Theoretically, the results challenge the common notion that initialization is the dominant factor in subnetwork success, arguing that gradient propagation plays an equally, if not more, critical role. This paves the way for a deeper understanding of how sparse networks learn, and guides future efforts on optimizing mask selection for efficient training.

Speculations on Future AI Directions

The insights from this paper may guide future developments in efficient, scalable deep learning. Gradient flow-aware sparsification techniques could become mainstream, especially in massive models where computational resources are bottlenecked. The coupling of structural sparsity with dynamic mask updates informed by gradient diagnostics might lead to new architectures and training protocols that are both theoretically elegant and empirically superior.

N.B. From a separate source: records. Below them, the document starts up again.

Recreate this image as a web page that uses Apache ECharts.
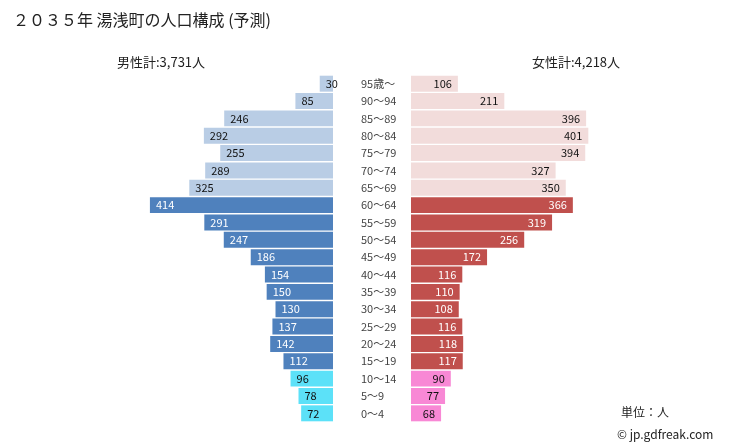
<!DOCTYPE html>
<html>
<head>
<meta charset="utf-8">
<script src="https://cdn.jsdelivr.net/npm/echarts@6/dist/echarts.min.js"></script>
<style>
  html, body { margin: 0; padding: 0; background: #fff; }
  #chart { width: 729px; height: 446px; }
</style>
</head>
<body>
<div id="chart"></div>
<script>
// 年齢階級（上から順）
const ages = ['95歳～', '90～94', '85～89', '80～84', '75～79', '70～74', '65～69',
  '60～64', '55～59', '50～54', '45～49', '40～44', '35～39', '30～34', '25～29',
  '20～24', '15～19', '10～14', '5～9', '0～4'];
const male = [30, 85, 246, 292, 255, 289, 325, 414, 291, 247, 186, 154, 150, 130, 137, 142, 112, 96, 78, 72];
const female = [106, 211, 396, 401, 394, 327, 350, 366, 319, 256, 172, 116, 110, 108, 116, 118, 117, 90, 77, 68];

const maleColors = ['#b9cde5', '#4f81bd', '#5ce1f8'];
const femaleColors = ['#f2dcdb', '#c0504d', '#f888d5'];

// 0: 65歳以上, 1: 15～64, 2: 0～14
const group = i => (i < 7 ? 0 : i < 17 ? 1 : 2);

const font = '"Noto Sans CJK JP", sans-serif';

const chart = echarts.init(document.getElementById('chart'));

const barData = (vals, colors) => vals.map((v, i) => ({
  value: v,
  itemStyle: { color: colors[group(i)] },
  label: { color: group(i) === 1 ? '#fff' : '#111' }
}));

chart.setOption({
  animation: false,
  textStyle: { fontFamily: font },
  title: [
    { text: '２０３５年 湯浅町の人口構成 (予測)', left: 8, top: 7,
      textStyle: { fontSize: 16, fontWeight: 'normal', color: '#222', fontFamily: font } },
    { text: '男性計:3,731人', left: 112, top: 51,
      textStyle: { fontSize: 13, fontWeight: 'normal', color: '#222', fontFamily: font } },
    { text: '女性計:4,218人', left: 527, top: 51,
      textStyle: { fontSize: 13, fontWeight: 'normal', color: '#222', fontFamily: font } },
    { text: '単位：人', left: 616, top: 401,
      textStyle: { fontSize: 12, fontWeight: 'normal', color: '#222', fontFamily: font } },
    { text: '© jp.gdfreak.com', left: 612, top: 423,
      textStyle: { fontSize: 12, fontWeight: 'normal', color: '#222', fontFamily: font } }
  ],
  grid: [
    { left: 134, width: 199, top: 75, height: 347 },
    { left: 411, width: 199, top: 75, height: 347 }
  ],
  xAxis: [
    { gridIndex: 0, type: 'value', min: 0, max: 450, inverse: true, show: false },
    { gridIndex: 1, type: 'value', min: 0, max: 450, show: false }
  ],
  yAxis: [
    { gridIndex: 0, type: 'category', data: ages, inverse: true, show: false },
    { gridIndex: 1, type: 'category', data: ages, inverse: true,
      axisLine: { show: false }, axisTick: { show: false },
      axisLabel: { align: 'left', margin: 50, fontSize: 11, color: '#444', fontFamily: font } }
  ],
  series: [
    {
      type: 'bar', xAxisIndex: 0, yAxisIndex: 0, barCategoryGap: '8%',
      data: barData(male, maleColors),
      label: { show: true, position: 'insideLeft', distance: 6, fontSize: 11, fontFamily: font }
    },
    {
      type: 'bar', xAxisIndex: 1, yAxisIndex: 1, barCategoryGap: '8%',
      data: barData(female, femaleColors),
      label: { show: true, position: 'insideRight', distance: 6, fontSize: 11, fontFamily: font }
    }
  ]
});
</script>
</body>
</html>
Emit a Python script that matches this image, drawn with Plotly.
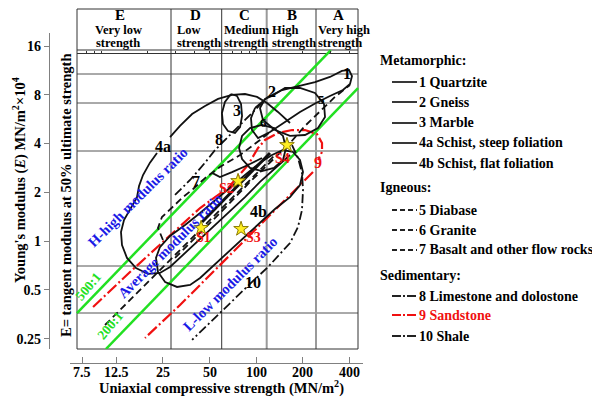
import math
import plotly.graph_objects as go

W, H = 592, 397
FONT = "Liberation Serif"

# ---------------- data: strength (MN/m^2) and modulus (MN/m^2 x 10^4) ----------------
x_tick_vals = [7.5, 12.5, 25, 50, 100, 200, 400]
x_tick_text = ["7.5", "12.5", "25", "50", "100", "200", "400"]
y_tick_vals = [0.25, 0.5, 1, 2, 4, 8, 16]
y_tick_text = ["0.25", "0.5", "1", "2", "4", "8", "16"]
header_minor_ticks = [8, 9, 10, 20, 30, 40, 50, 60, 70, 80, 90, 100, 200, 300, 400]

ratio500_x = [6.96, 303]
ratio500_y = [0.36, 15.1]
ratio200_x = [10.7, 454]
ratio200_y = [0.216, 8.8]

sand_upper_x = [8.84, 15.31, 25.8, 43.4, 65.67, 88.47, 102.7, 113.9, 138.1, 170.2, 206.4, 246.7, 265.8, 265.8, 250.4]
sand_upper_y = [0.393, 0.646, 1.017, 1.602, 2.13, 2.95, 3.76, 4.21, 4.65, 4.85, 4.85, 4.58, 4.03, 3.55, 3.17]
sand_lower_x = [232.5, 142.3, 84.6, 50.3, 32.2, 19.14]
sand_lower_y = [2.67, 1.672, 1.017, 0.619, 0.404, 0.253]

schist4a_x = [165.2, 138.1, 117.3, 101.2, 84.6, 69.75, 56.68, 46.7, 38.53, 32.2, 27.75, None,
              22.87, 20.6, 18.58, 17.51, 16.99, 15.31, 14.00, 13.39, 13.59, 14.64, 16.74, 19.99,
              23.9, 27.75, 34.7, 43.4, 54.2, 67.7, 84.6, 105.7, 132.1, 165.2]
schist4a_y = [5.36, 6.27, 7.12, 7.76, 8.09, 7.98, 7.54, 6.82, 6.09, 5.14, 4.39, None,
              3.50, 3.05, 2.56, 2.19, 1.87, 1.557, 1.351, 1.139, 0.947, 0.788, 0.683, 0.628,
              0.637, 0.693, 0.846, 1.046, 1.259, 1.535, 1.87, 2.32, 2.79, 3.40]

marble_x = [68.72, 62.8, 60.06, 60.96, 65.67, 72.9, 78.6, 80.97, 79.78, 75.10, 68.72]
marble_y = [8.09, 7.22, 6.18, 5.29, 4.78, 4.65, 5.06, 5.92, 7.02, 7.87, 8.09]

quartzite_x = [98.2, 119.1, 146.6, 186.0, 239.5, 299, 357.5, 397.0, 415.2, 403, 362.9, 299,
               243.1, 191.6, 153.3, 122.7, 102.7, 93.85, 92.47, 98.2]
quartzite_y = [6.63, 7.76, 8.56, 9.07, 9.59, 10.31, 11.22, 11.38, 10.45, 9.33, 8.56, 7.87,
               7.12, 6.27, 5.43, 4.71, 4.33, 4.85, 5.75, 6.63]

gneiss_x = [126.4, 153.3, 191.6, 239.5, 273.8, 278, 250.4, 206.4, 165.2, 132.1, 110.5, 105.7, 113.9, 126.4]
gneiss_y = [7.87, 8.81, 8.81, 8.21, 7.02, 5.83, 4.99, 4.52, 4.46, 4.85, 5.59, 6.63, 7.54, 7.87]

granite_loop_x = [155.6, 148.8, 130.1, 108.9, 91.1, 80.97, 77.43, 80.97, 91.1, 108.9, 130.1, 148.8, 155.6]
granite_loop_y = [3.76, 3.17, 2.83, 2.71, 2.83, 3.21, 3.76, 4.46, 4.99, 5.21, 4.99, 4.46, 3.76]

schist4b_x = [23.9, 22.53, 23.21, 25.8, 30.80, 37.4, 43.4, 54.2, 67.7, 84.6, 105.7, 132.1, 165.2,
              191.6, 200.4, 191.6, 172.8, 148.8, 126.4, 105.7, 84.6, 67.7, 54.2, 43.4, 34.7, 27.75, 23.9]
schist4b_y = [0.920, 0.788, 0.646, 0.560, 0.522, 0.537, 0.593, 0.723, 0.882, 1.077, 1.313, 1.58, 1.87,
              2.22, 2.67, 3.17, 3.55, 3.65, 3.40, 3.05, 2.56, 2.13, 1.795, 1.493, 1.259, 1.077, 0.920]

core_x = [44.71, 122.7]
core_y = [1.313, 3.50]

shale_x = [170.2, 186.0, 197.4, 200.4, 197.4, 186.0, 165.2, 142.3, 119.1, 91.1, 67.7, 50.3, 38.53]
shale_y = [3.92, 3.26, 2.64, 2.07, 1.557, 1.224, 0.974, 0.834, 0.693, 0.545, 0.416, 0.318, 0.246]

limestone_x = [29.9, 37.4, 46.7, 54.2, 64.70, 78.6, 93.85, 110.5]
limestone_y = [1.93, 2.385, 3.05, 3.65, 4.33, 5.21, 6.18, 7.22]

igneous_low_x = [10.56, 15.31, 23.9, 37.4, 58.3, 91.1, 132.1]
igneous_low_y = [0.304, 0.434, 0.664, 1.017, 1.557, 2.385, 3.40]

basalt_x = [24.99, 23.21, 24.62, 28.59, 33.67, 39.11, 46.7, 58.3, 78.6, 105.7, 132.1]
basalt_y = [1.017, 1.207, 1.410, 1.625, 1.87, 2.10, 2.45, 2.87, 3.40, 4.21, 4.99]

diabase_x = [29.9, 43.4, 62.8, 91.1, 132.1, 165.2, 206.4, 258, 322, 403]
diabase_y = [0.788, 1.123, 1.602, 2.32, 3.26, 4.03, 5.14, 6.36, 7.76, 9.20]

hook_x = [51.82, 58.3, 69.75, 88.47, 108.9]
hook_y = [2.64, 2.49, 2.67, 2.95, 3.26]

sample_names = ["S1", "S2", "S3", "S4"]
sample_x = [44.05, 76.3, 79.78, 157.9]
sample_y = [1.207, 2.35, 1.19, 3.92]

rock_labels = ["1", "2", "3", "4a", "4b", "5", "6", "7", "8", "9", "10"]
rock_label_x = [385, 126, 75, 25, 103, 262, 112, 41, 57.5, 250, 95]
rock_label_y = [10.9, 8.44, 6.36, 3.86, 1.535, 7.43, 5.36, 2.35, 4.21, 3.05, 0.56]

zones = ["E", "D", "C", "B", "A"]
zone_names = [("Very low", "strength"), ("Low", "strength"), ("Medium", "strength"),
              ("High", "strength"), ("Very high", "strength")]

legend_groups = ["Metamorphic:", "Igneous:", "Sedimentary:"]
legend_items = ["1 Quartzite", "2 Gneiss", "3 Marble", "4a Schist, steep foliation",
                "4b Schist, flat foliation", "5 Diabase", "6 Granite", "7 Basalt and other flow rocks",
                "8 Limestone and dolostone", "9 Sandstone", "10 Shale"]

# ---------------- styling ----------------
BLACK = "#111111"
RED = "#f01010"
GREEN = "#22e022"
BLUE = "#1a1ae6"
DASH = "7px,4px"
DASHDOT = "9px,3px,2px,3px"
RDASHDOT = "12px,3px,2px,3px"


def px(v):
    return v / W


def py(v):
    return 1 - v / H


fig = go.Figure()


def line(xs, ys, color=BLACK, width=1.8, dash="solid"):
    fig.add_trace(go.Scatter(x=xs, y=ys, mode="lines", connectgaps=False,
                             line=dict(color=color, width=width, dash=dash),
                             hoverinfo="skip", showlegend=False))


line(ratio500_x, ratio500_y, GREEN, 2.5)
line(ratio200_x, ratio200_y, GREEN, 2.5)
line(sand_upper_x, sand_upper_y, RED, 2.2, RDASHDOT)
line(sand_lower_x, sand_lower_y, RED, 2.2, RDASHDOT)
line(schist4a_x, schist4a_y)
line(marble_x, marble_y)
line(quartzite_x, quartzite_y)
line(gneiss_x, gneiss_y)
line(granite_loop_x, granite_loop_y)
line(schist4b_x, schist4b_y)
line(core_x, core_y, width=3)
line(shale_x, shale_y, dash=DASHDOT)
line(limestone_x, limestone_y, dash=DASHDOT)
line(igneous_low_x, igneous_low_y, dash=DASH)
line(basalt_x, basalt_y, dash=DASH)
line(diabase_x, diabase_y, dash=DASH)
line(hook_x, hook_y)

fig.add_trace(go.Scatter(x=sample_x, y=sample_y, mode="markers",
                         marker=dict(symbol="star", size=11, color="#ffee22",
                                     line=dict(color="#8a7a00", width=1)),
                         hoverinfo="skip", showlegend=False))
# invisible trace for header tick axis
fig.add_trace(go.Scatter(x=[10], y=[1], xaxis="x2", mode="markers",
                         marker=dict(opacity=0), hoverinfo="skip", showlegend=False))

annotations = []


def ann(x, y, text, size=13, color="black", xanchor="center", angle=0, ref="paper", **kw):
    if ref == "paper":
        d = dict(x=px(x), y=py(y), xref="paper", yref="paper")
    elif ref == "xpaper":
        d = dict(x=math.log10(x), y=py(y), xref="x", yref="paper")
    else:
        d = dict(x=math.log10(x), y=math.log10(y), xref="x", yref="y")
    d.update(text="<b>%s</b>" % text, showarrow=False, xanchor=xanchor, yanchor="middle",
             textangle=angle, font=dict(family=FONT, size=size, color=color))
    d.update(kw)
    annotations.append(d)


# x tick labels (placed just under the axis line)
for v, t in zip(x_tick_vals, x_tick_text):
    ann(v, 372, t, size=14, ref="xpaper")

# rock labels
for name, xv, yv in zip(rock_labels, rock_label_x, rock_label_y):
    ann(xv, yv, name, size=16 if name not in ("5", "6") else 13,
        color=RED if name == "9" else "black", ref="data")

# samples
shifts = [(2, -10), (-12, -7), (12, -9), (-4, -13)]
for name, xv, yv, (dx, dy) in zip(sample_names, sample_x, sample_y, shifts):
    ann(xv, yv, name, size=14, color=RED, ref="data", xshift=dx, yshift=dy)

# modulus ratio texts
ann(17.24, 1.87, "H-high modulus ratio", size=14.5, color=BLUE, angle=-45, ref="data")
ann(27.75, 0.934, "Average modulus ratio", size=14.5, color=BLUE, angle=-45, ref="data")
ann(67.7, 0.545, "L-low modulus ratio", size=14.5, color=BLUE, angle=-45, ref="data")
ann(8.2, 0.529, "500:1", size=13.5, color=GREEN, angle=-50, ref="data")
ann(11.37, 0.304, "200:1", size=13.5, color=GREEN, angle=-50, ref="data")

# header
letter_x = [120, 195, 244, 292, 338]
name_x = [118, 175, 222, 270, 316]
for i, (z, (n1, n2)) in enumerate(zip(zones, zone_names)):
    ann(letter_x[i], 15, z, size=15)
    anchor = "center" if i == 0 else "left"
    ann(name_x[i], 30.5, n1, size=12.5, xanchor=anchor)
    ann(name_x[i], 43.5, n2, size=12.5, xanchor=anchor)

# axis titles
ann(221, 387, "Uniaxial compressive strength (MN/m<sup>2</sup>)", size=14.5)
ann(19, 180, "Young's modulus (<i>E</i>) MN/m<sup>2</sup>×10<sup>4</sup>", size=14.5, angle=-90)
ann(66, 195, "E= tangent modulus at 50% ultimate strength", size=14.5, angle=-90)

# legend
shapes = []
group_y = [60, 188, 275]
item_y = [82, 102, 123, 143, 163, 210, 230, 250, 296, 315, 336]
item_dash = ["solid"] * 5 + ["5px,3px"] * 3 + ["9px,2px,2px,2px"] * 3
for g, gy in zip(legend_groups, group_y):
    ann(378, gy, g, size=14, xanchor="left")
for i, (it, iy) in enumerate(zip(legend_items, item_y)):
    col = RED if it.startswith("9") else "black"
    ann(417, iy, it, size=14, color=col, xanchor="left")
    shapes.append(dict(type="line", xref="paper", yref="paper", x0=px(392), x1=px(417),
                       y0=py(iy), y1=py(iy),
                       line=dict(color=RED if it.startswith("9") else "#222222", width=1.8,
                                 dash=item_dash[i])))


# frame, header and grid
def seg(x0, y0, x1, y1, color="black", width=1):
    shapes.append(dict(type="line", xref="paper", yref="paper", x0=px(x0), x1=px(x1),
                       y0=py(y0), y1=py(y1), line=dict(color=color, width=width), layer="below"))


for gy in [74, 103, 151, 266, 313]:
    seg(77, gy, 358, gy, "#555555", 1)
for gx in [171, 221.7]:
    seg(gx, 9, gx, 349, "#333333", 1)
for gx in [266.7, 316]:
    seg(gx, 9, gx, 349, "#9a9a9a", 2)
seg(77, 50, 358, 50, "#333333", 1)
seg(77, 53.5, 358, 53.5, "#333333", 1)
shapes.append(dict(type="rect", xref="paper", yref="paper", x0=px(77), x1=px(358),
                   y0=py(349), y1=py(9), line=dict(color="#333333", width=1), layer="below"))

fig.update_layout(
    width=W, height=H, margin=dict(l=0, r=0, t=0, b=0),
    paper_bgcolor="white", plot_bgcolor="rgba(0,0,0,0)", showlegend=False,
    xaxis=dict(type="log", domain=[70 / W, 363 / W], range=[0.7976, 2.6892],
               anchor="free", position=1 - 363 / H, showline=True, linecolor="#808080",
               linewidth=1.3, ticks="inside", ticklen=6, tickcolor="#808080", tickwidth=1.3,
               tickvals=x_tick_vals, showticklabels=False,
               showgrid=False, zeroline=False),
    xaxis2=dict(type="log", overlaying="x", range=[0.7976, 2.6892], anchor="free",
                position=1 - 50 / H, side="bottom", showline=False, ticks="outside",
                ticklen=3, tickcolor="#333333", tickvals=header_minor_ticks,
                showticklabels=False, showgrid=False, zeroline=False),
    yaxis=dict(type="log", domain=[1 - 349 / H, 1 - 33 / H], range=[-0.6651, 1.2843],
               anchor="free", position=49 / W, showline=True, linecolor="#808080",
               linewidth=1.3, ticks="outside", ticklen=5, tickcolor="#808080", tickwidth=1.3,
               tickvals=y_tick_vals, ticktext=["<b>%s</b>" % t for t in y_tick_text],
               tickfont=dict(family=FONT, size=14, color="black"),
               showgrid=False, zeroline=False),
    annotations=annotations,
    shapes=shapes,
)

fig.write_html("out.html")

It is plausible that future sparse-training algorithms will integrate spectral monitoring and gradient-based mask refinement as standard features. Additionally, the nuanced link between mask topology and optimization landscape may have implications for transfer learning, federated training, and edge deployments, where resource constraints are paramount.

Conclusion

This paper delivers a rigorous evaluation of gradient flow in sparse neural networks, demonstrating that the efficacy of Lottery Ticket-based subnetworks hinges on superior gradient propagation rather than initialization alone. The empirical results across multiple architectures and mask-update regimes provide strong evidence that dynamic, gradient-aware sparsification strategies are crucial for efficient sparse training. These findings have substantial implications for both theoretical understanding and practical deployment of scalable deep learning models.